CrewAI’s March 2026 integration with NVIDIA NemoClaw for self-evolving agents demonstrates dynamically constructed prompts across multi-agent handoffs — exactly the pattern where bias compounds. Injecting axiomatic cues would require a pre-task callback that prepends domain-specific SE principles into each agent’s context before it answers. As of April 2026, CrewAI exposes no standardized hook for this at task boundaries, so developers must implement custom callbacks per node in the task graph.
Does the 51% bias reduction hold as task complexity increases?
The precursor 2025 study established that bias sensitivity scales with task complexity — up to 49% at higher levels. PROBE-SWE reports the 51% axiomatic-cue reduction as an average across its benchmark dilemmas at fixed complexity, but does not break out whether cue effectiveness degrades as complexity rises. Teams running deep multi-step agent chains should validate cue performance at their actual task depth rather than assuming the headline figure transfers linearly.
How does PROBE-SWE differ from SWE-Bench in what it evaluates?
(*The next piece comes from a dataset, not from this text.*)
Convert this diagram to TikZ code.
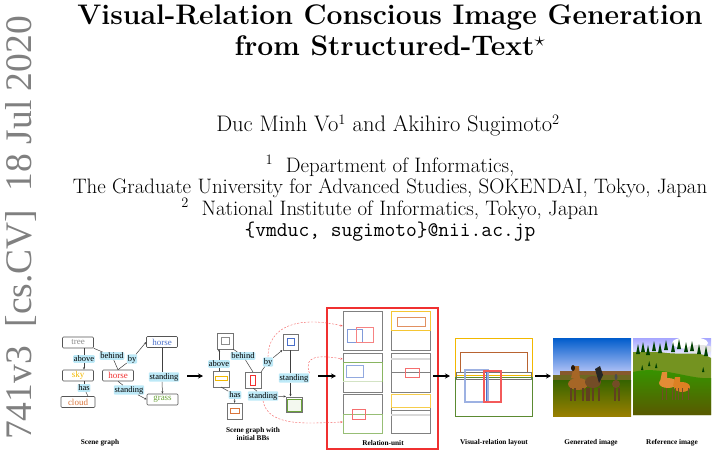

SWE-Bench measures whether an agent produces a correct patch for a real GitHub issue — it evaluates outcome correctness given a fixed prompt. PROBE-SWE evaluates decision-making integrity by varying only the wording of the same technical dilemma and measuring the delta. An agent can score well on SWE-Bench while exhibiting high bias sensitivity on PROBE-SWE, because SWE-Bench never varies the framing of its tasks. The benchmarks are orthogonal: one tests capability, the other tests robustness to irrelevant prompt structure.